Ballpark answer for this is writing does not have to be a linear progression. Remember, this is a first draft. Things will change due to edits or some grand idea you discover while you’re writing. You need to get your manuscript first draft down into an editable format before you can polish and tweak plot holes.
Can’t figure out anything that is supposed to happen to your hapless characters without getting her out of that quicksand? Are you a dedicated pantser and have to let the characters dictate what happens next? That’s certainly one of the perils of not planning anything out at all.

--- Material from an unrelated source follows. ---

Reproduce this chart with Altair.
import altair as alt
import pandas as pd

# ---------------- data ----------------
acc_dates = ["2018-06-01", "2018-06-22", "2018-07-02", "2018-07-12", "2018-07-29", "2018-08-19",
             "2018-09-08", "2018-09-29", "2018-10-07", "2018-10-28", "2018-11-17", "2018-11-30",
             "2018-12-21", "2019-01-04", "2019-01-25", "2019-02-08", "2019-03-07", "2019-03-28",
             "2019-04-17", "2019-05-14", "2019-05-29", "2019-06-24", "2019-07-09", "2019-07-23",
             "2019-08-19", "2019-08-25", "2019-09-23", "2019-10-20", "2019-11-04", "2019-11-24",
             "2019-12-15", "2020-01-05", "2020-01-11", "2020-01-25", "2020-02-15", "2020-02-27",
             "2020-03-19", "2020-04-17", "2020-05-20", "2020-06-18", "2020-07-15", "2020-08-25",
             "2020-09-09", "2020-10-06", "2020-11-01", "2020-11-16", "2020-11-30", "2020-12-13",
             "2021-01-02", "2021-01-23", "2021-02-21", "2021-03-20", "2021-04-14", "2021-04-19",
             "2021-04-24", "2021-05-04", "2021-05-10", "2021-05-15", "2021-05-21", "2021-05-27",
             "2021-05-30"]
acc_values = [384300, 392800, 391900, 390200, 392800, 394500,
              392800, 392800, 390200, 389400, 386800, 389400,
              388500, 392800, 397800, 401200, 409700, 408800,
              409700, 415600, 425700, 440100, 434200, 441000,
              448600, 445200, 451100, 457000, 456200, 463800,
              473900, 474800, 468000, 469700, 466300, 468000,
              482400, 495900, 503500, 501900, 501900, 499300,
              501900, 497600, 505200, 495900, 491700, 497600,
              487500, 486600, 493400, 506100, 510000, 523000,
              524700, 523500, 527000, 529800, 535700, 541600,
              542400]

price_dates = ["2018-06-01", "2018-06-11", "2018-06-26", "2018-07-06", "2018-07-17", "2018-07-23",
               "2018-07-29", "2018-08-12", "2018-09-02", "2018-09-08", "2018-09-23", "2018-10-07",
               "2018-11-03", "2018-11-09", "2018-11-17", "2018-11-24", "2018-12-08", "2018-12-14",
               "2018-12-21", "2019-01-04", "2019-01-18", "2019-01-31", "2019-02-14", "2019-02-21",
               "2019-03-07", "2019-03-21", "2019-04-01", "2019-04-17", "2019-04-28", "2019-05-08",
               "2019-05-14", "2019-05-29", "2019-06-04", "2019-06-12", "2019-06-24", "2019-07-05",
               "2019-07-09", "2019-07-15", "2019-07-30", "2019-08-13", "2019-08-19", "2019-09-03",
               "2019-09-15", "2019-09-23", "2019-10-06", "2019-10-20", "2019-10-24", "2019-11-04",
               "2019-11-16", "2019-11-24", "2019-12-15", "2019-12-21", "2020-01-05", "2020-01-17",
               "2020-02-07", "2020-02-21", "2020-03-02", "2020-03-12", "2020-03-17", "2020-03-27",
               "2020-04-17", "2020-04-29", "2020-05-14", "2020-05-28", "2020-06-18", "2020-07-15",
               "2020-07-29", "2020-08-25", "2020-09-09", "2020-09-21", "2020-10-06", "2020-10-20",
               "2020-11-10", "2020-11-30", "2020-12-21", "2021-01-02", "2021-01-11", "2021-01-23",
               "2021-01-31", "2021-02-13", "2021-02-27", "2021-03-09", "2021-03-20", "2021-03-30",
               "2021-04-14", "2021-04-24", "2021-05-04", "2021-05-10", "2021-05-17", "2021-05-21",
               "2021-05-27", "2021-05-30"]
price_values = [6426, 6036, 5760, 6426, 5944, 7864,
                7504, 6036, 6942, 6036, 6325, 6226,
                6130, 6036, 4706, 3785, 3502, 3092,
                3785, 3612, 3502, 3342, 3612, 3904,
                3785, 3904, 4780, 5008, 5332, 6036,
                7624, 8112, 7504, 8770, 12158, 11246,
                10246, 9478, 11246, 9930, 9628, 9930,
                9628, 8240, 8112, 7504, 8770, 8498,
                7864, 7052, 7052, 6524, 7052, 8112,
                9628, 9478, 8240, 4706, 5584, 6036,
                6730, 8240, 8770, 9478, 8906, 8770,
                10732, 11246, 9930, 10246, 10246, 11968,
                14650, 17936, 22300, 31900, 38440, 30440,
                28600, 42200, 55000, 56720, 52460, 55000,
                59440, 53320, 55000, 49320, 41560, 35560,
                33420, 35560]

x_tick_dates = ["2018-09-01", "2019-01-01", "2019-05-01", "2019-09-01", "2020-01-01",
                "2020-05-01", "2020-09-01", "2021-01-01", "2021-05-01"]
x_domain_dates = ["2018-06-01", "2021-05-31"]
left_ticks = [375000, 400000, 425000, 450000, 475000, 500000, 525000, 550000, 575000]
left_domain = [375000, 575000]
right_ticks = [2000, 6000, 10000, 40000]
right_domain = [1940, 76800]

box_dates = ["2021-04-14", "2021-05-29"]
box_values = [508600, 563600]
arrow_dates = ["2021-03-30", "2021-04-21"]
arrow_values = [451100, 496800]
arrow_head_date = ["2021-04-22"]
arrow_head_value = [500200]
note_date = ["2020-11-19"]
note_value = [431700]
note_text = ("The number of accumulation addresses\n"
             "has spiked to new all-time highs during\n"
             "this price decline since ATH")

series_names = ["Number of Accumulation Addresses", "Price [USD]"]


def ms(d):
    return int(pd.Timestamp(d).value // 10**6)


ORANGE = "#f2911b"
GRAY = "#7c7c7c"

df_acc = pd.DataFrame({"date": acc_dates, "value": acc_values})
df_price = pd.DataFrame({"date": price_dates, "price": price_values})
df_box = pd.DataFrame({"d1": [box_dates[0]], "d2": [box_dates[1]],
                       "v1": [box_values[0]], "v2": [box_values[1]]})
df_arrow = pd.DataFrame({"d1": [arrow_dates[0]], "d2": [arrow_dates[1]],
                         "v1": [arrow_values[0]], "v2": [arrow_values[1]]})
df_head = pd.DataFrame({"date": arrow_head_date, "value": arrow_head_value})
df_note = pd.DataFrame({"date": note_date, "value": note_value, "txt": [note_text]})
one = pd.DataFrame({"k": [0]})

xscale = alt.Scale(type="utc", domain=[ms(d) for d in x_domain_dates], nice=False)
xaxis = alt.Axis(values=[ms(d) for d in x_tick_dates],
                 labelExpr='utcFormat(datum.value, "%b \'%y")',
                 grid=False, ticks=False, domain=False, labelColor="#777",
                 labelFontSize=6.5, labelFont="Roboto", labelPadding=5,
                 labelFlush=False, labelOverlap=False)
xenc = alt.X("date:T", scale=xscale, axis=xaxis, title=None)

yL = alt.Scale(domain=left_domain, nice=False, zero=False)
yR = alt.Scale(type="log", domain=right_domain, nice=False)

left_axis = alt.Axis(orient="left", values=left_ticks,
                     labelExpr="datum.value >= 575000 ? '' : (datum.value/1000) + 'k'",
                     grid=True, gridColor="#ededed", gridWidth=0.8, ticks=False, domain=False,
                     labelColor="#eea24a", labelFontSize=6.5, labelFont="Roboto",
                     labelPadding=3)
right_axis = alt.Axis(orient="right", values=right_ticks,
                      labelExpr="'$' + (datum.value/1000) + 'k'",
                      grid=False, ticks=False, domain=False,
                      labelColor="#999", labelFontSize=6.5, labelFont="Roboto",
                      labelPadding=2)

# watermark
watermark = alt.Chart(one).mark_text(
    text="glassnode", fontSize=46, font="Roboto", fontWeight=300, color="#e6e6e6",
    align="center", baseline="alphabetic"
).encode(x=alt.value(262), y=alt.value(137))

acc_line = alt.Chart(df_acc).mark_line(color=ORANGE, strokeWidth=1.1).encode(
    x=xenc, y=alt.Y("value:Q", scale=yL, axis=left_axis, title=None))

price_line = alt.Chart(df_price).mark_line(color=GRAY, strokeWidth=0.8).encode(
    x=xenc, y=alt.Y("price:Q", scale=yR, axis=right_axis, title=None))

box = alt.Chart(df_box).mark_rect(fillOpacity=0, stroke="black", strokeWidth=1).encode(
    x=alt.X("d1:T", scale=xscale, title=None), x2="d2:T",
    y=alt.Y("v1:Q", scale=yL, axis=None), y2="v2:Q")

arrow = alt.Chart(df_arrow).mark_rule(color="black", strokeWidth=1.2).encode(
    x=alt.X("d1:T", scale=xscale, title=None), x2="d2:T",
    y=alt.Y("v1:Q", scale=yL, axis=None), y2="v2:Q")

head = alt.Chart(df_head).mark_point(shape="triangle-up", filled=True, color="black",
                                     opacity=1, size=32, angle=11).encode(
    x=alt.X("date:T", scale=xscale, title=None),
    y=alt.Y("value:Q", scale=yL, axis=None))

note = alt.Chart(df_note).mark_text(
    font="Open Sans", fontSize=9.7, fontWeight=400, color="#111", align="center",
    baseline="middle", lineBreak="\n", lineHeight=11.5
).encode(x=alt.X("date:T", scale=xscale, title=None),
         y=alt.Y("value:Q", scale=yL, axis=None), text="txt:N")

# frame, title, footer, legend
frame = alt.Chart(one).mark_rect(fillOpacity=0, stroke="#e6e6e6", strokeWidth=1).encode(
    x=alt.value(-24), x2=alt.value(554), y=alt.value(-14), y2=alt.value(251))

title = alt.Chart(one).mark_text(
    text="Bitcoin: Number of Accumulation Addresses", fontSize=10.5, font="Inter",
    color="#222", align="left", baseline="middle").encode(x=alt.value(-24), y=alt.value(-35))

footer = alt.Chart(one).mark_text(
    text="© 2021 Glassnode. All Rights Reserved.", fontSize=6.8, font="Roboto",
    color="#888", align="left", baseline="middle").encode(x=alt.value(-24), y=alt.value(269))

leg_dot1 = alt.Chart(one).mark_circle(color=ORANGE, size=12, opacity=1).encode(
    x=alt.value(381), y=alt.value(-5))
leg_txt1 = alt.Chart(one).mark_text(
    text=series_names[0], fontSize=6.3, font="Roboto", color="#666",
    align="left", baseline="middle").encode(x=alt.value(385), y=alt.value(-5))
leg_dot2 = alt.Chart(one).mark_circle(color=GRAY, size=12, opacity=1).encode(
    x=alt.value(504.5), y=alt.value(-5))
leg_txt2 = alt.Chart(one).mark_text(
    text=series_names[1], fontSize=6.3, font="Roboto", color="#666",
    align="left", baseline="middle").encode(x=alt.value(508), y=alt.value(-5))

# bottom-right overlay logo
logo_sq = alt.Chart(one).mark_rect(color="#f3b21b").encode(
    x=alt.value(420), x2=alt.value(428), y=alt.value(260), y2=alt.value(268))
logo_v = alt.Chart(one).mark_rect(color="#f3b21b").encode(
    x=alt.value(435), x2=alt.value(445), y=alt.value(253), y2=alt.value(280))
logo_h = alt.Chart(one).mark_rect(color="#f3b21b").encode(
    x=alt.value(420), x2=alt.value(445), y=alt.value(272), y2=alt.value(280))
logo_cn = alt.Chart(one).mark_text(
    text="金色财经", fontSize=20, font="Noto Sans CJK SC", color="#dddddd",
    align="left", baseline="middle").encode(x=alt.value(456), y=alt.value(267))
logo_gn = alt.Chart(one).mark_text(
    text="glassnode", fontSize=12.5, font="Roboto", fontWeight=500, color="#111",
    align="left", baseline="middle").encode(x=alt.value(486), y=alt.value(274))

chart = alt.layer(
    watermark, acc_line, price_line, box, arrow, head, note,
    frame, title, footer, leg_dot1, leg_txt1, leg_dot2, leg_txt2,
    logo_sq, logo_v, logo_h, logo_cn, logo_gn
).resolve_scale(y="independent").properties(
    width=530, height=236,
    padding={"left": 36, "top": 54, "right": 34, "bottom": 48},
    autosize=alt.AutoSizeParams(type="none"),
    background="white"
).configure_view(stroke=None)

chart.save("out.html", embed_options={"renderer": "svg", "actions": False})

There’s nothing in the rules that says you have to work on one manuscript at a time. If you had another idea for a novel or novella in your head, go ahead and start writing that one. It would be best if it was a different genre, but work with what your brain hands you. Even if you get stuck at ten thousand words with a second novel, you will most likely discover that your brain has figured out what was missing and you’re ready to dive back into the first one. Perfectly legal and valid to do so! The idea is to keep you in the habit of writing.
You can always switch out to writing some short stories or articles if you need to give your brain some time to work on the loose ends. Indeed, ending up with ten 5K stories should up your odds to getting one or more published after a bit of polish. Worst-case scenario is you can use them as giveaways for your newsletter or as perks for signing up.
I always use short stories or articles as palate cleansers between writing chunks of novels. It gives me time to process my longer works so I never have writer’s block. I’m always writing something. For me, that’s a win-win!